Migrations pendulaires :
Les migrations pendulaires désignent les déplacements quotidiens des populations pour se rendre sur leur lieu de travail.
Ces inégalités socio-spatiales, locales comme nationales, sont également prises en charge par l’Union européenne (UE). Ainsi, l’UE mène une politique de cohésion territoriale, avec une volonté de réduction de ces inégalités. Elle finance des opérations d’aménagement du territoire, conjointement avec les acteurs locaux, à travers des fonds comme le FEDER.
FEDER – Fonds Européen de Développement Régional :
Le FEDER a pour vocation de renforcer la cohésion (unité) économique et sociale dans l’Union européenne en corrigeant les déséquilibres entre ses régions.
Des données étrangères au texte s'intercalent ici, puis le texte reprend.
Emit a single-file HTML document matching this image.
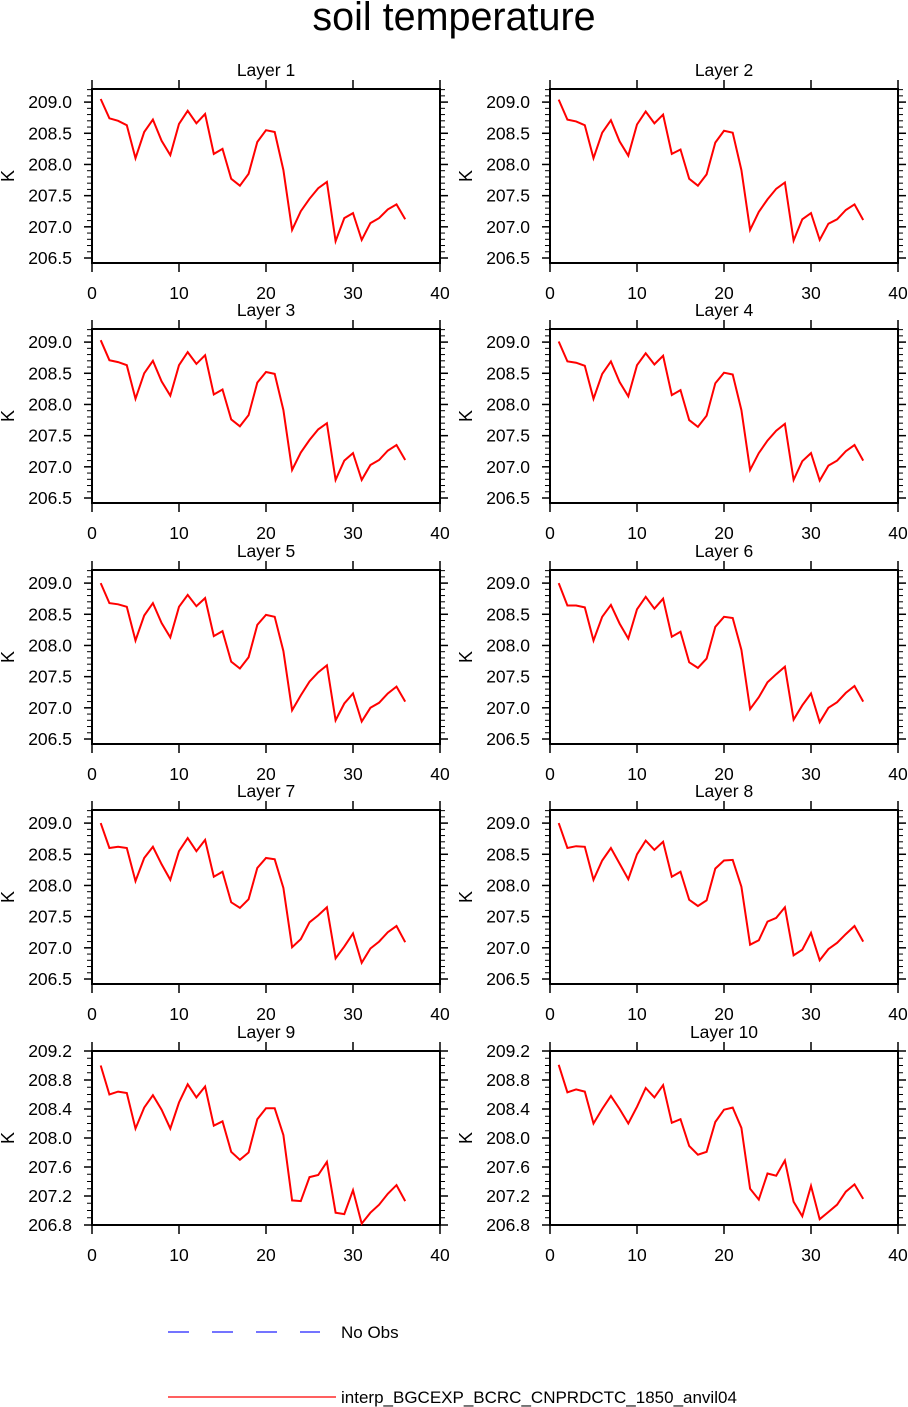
<!DOCTYPE html>
<html><head><meta charset="utf-8"><style>
body{margin:0;background:#fff;width:908px;height:1407px;overflow:hidden}
svg{display:block;font-family:"Liberation Sans",Arial,sans-serif}
</style></head><body>
<svg id="c" width="908" height="1407" xmlns="http://www.w3.org/2000/svg">
<text x="454" y="30" font-size="39.5" text-anchor="middle">soil temperature</text>
<g>
<line x1="168" y1="1332" x2="320" y2="1332" stroke="#2222ff" stroke-width="1.2" stroke-dasharray="21,23"/>
<text x="341" y="1338" font-size="17">No Obs</text>
<line x1="168" y1="1397" x2="336" y2="1397" stroke="#ff0000" stroke-width="1.2"/>
<text x="341" y="1403" font-size="17">interp_BGCEXP_BCRC_CNPRDCTC_1850_anvil04</text>
</g>
</svg>
<script>
const months = Array.from({length:36},(_,i)=>i+1);
const layer1 = [209.05,208.74,208.70,208.63,208.10,208.52,208.72,208.38,208.15,208.65,208.86,208.66,208.81,208.17,208.25,207.77,207.66,207.85,208.36,208.55,208.52,207.91,206.95,207.25,207.45,207.62,207.72,206.77,207.14,207.22,206.79,207.06,207.14,207.28,207.36,207.12];
const layer2 = [209.04,208.72,208.69,208.63,208.10,208.51,208.71,208.37,208.14,208.64,208.85,208.66,208.80,208.17,208.24,207.77,207.66,207.84,208.35,208.54,208.51,207.91,206.95,207.24,207.44,207.61,207.71,206.78,207.12,207.22,206.79,207.05,207.12,207.27,207.36,207.11];
const layer3 = [209.03,208.71,208.68,208.63,208.09,208.50,208.70,208.37,208.14,208.63,208.84,208.65,208.79,208.16,208.24,207.76,207.65,207.83,208.35,208.52,208.49,207.91,206.95,207.23,207.43,207.60,207.70,206.79,207.10,207.22,206.79,207.03,207.11,207.26,207.35,207.11];
const layer4 = [209.01,208.69,208.67,208.62,208.09,208.49,208.69,208.36,208.13,208.63,208.82,208.64,208.78,208.15,208.23,207.75,207.64,207.82,208.34,208.51,208.48,207.91,206.95,207.22,207.42,207.58,207.69,206.79,207.09,207.22,206.78,207.02,207.10,207.25,207.35,207.10];
const layer5 = [209.00,208.68,208.66,208.62,208.08,208.48,208.68,208.36,208.13,208.62,208.81,208.63,208.76,208.15,208.23,207.74,207.63,207.81,208.33,208.49,208.46,207.91,206.96,207.20,207.42,207.57,207.68,206.80,207.07,207.23,206.78,207.00,207.08,207.23,207.34,207.10];
const layer6 = [209.00,208.64,208.64,208.61,208.08,208.46,208.65,208.35,208.11,208.58,208.78,208.59,208.75,208.14,208.22,207.73,207.64,207.79,208.30,208.46,208.44,207.93,206.98,207.17,207.41,207.54,207.66,206.81,207.04,207.23,206.77,207.00,207.09,207.24,207.35,207.10];
const layer7 = [209.00,208.60,208.62,208.60,208.07,208.44,208.62,208.34,208.09,208.55,208.76,208.55,208.73,208.14,208.22,207.73,207.64,207.78,208.28,208.44,208.42,207.96,207.01,207.14,207.41,207.52,207.65,206.83,207.02,207.23,206.76,206.99,207.10,207.25,207.35,207.09];
const layer8 = [209.00,208.60,208.63,208.62,208.09,208.40,208.60,208.35,208.10,208.50,208.72,208.57,208.70,208.14,208.22,207.77,207.67,207.76,208.27,208.40,208.41,207.98,207.05,207.12,207.42,207.48,207.65,206.88,206.97,207.24,206.80,206.98,207.08,207.22,207.35,207.10];
const layer9 = [209.00,208.60,208.64,208.62,208.13,208.42,208.59,208.39,208.13,208.49,208.74,208.56,208.71,208.17,208.23,207.81,207.70,207.80,208.26,208.41,208.41,208.04,207.14,207.13,207.46,207.49,207.67,206.97,206.95,207.28,206.82,206.97,207.08,207.23,207.35,207.13];
const layer10 = [209.01,208.63,208.67,208.64,208.20,208.40,208.58,208.40,208.20,208.43,208.69,208.56,208.73,208.21,208.26,207.89,207.77,207.81,208.22,208.39,208.42,208.14,207.30,207.15,207.51,207.48,207.69,207.12,206.92,207.34,206.88,206.98,207.08,207.26,207.36,207.16];
const layers = [layer1,layer2,layer3,layer4,layer5,layer6,layer7,layer8,layer9,layer10];
const xTicks = [0,10,20,30,40];
const yTicksA = [206.5,207.0,207.5,208.0,208.5,209.0];
const yTicksB = [206.8,207.2,207.6,208.0,208.4,208.8,209.2];

const svg = document.getElementById('c');
const NS = 'http://www.w3.org/2000/svg';
function mk(tag, attrs, parent){const e=document.createElementNS(NS,tag);for(const k in attrs)e.setAttribute(k,attrs[k]);parent.appendChild(e);return e;}
const W=348,H=174;
for(let i=0;i<10;i++){
  const col=i%2,row=Math.floor(i/2);
  const X0=col?550:92, Y0=[89,329,570,810,1051][row];
  const lastRow=row===4;
  const yMin=lastRow?206.8:206.42, yMax=lastRow?209.2:209.21;
  const yTicks=lastRow?yTicksB:yTicksA;
  const sx=v=>X0+v/40*W;
  const sy=v=>Y0+(yMax-v)/(yMax-yMin)*H;
  const g=mk('g',{},svg);
  
  
  const t=mk('text',{x:X0+W/2,y:Y0-13,'font-size':17.5,'text-anchor':'middle'},g);
  t.textContent='Layer '+(i+1);
  
  
  const k=mk('text',{x:0,y:0,'font-size':18,'text-anchor':'middle',transform:`translate(${X0-78},${Y0+H/2}) rotate(-90)`},g);
  k.textContent='K';
  
  
  for(let v=Math.ceil(yMin*10)/10; v<=yMax+1e-9; v+=0.1){
    const y=sy(v);
    mk('line',{x1:X0-5,y1:y,x2:X0,y2:y,stroke:'#000','stroke-width':1},g);
    mk('line',{x1:X0+W,y1:y,x2:X0+W+5,y2:y,stroke:'#000','stroke-width':1},g);
  }
  yTicks.forEach(v=>{
    const y=sy(v);
    mk('line',{x1:X0-8,y1:y,x2:X0,y2:y,stroke:'#000','stroke-width':1.5},g);
    mk('line',{x1:X0+W,y1:y,x2:X0+W+8,y2:y,stroke:'#000','stroke-width':1.5},g);
    const l=mk('text',{x:X0-20,y:y+6,'font-size':17.5,'text-anchor':'end'},g);
    l.textContent=v.toFixed(1);
    
    
  });
  xTicks.forEach(v=>{
    const x=sx(v);
    mk('line',{x1:x,y1:Y0+H,x2:x,y2:Y0+H+9,stroke:'#000','stroke-width':1.5},g);
    mk('line',{x1:x,y1:Y0-9,x2:x,y2:Y0,stroke:'#000','stroke-width':1.5},g);
    const l=mk('text',{x:x,y:Y0+H+36,'font-size':17.5,'text-anchor':'middle'},g);
    l.textContent=v;
    
    
  });
  const f=mk('rect',{x:X0,y:Y0,width:W,height:H,fill:'none',stroke:'#000','stroke-width':2},g);
  
  
  const pts=layers[i].map((v,j)=>sx(months[j]).toFixed(1)+','+sy(v).toFixed(1)).join(' ');
  const pl=mk('polyline',{points:pts,fill:'none',stroke:'#ff0000','stroke-width':2,'stroke-linejoin':'miter'},g);
  
  
}
</script>
</body></html>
Un des axes de travail du FEDER est le développement rural. En effet, le phénomène de métropolisation qui tend à concentrer le développement dans les villes entraîne des disparités de richesse avec le monde rural.
Conclusion :
Dans son ensemble, la France, 7e puissance mondiale, est intégrée dans la mondialisation. Cependant, la bonne santé économique du pays ne doit pas masquer les enjeux de développement actuels :
- enjeux démographiques avec la question du vieillissement ;
- enjeux sociaux liés à la métropolisation et à la concentration des richesses et des emplois dans les pôles économiques principaux du pays ;
- enjeux administratifs avec une recherche de décentralisation par rapport à Paris.
Dès lors, les acteurs publics et privés doivent penser l’aménagement du territoire de façon à aboutir à une prise en compte de ces enjeux pour une meilleure cohésion de l’espace français.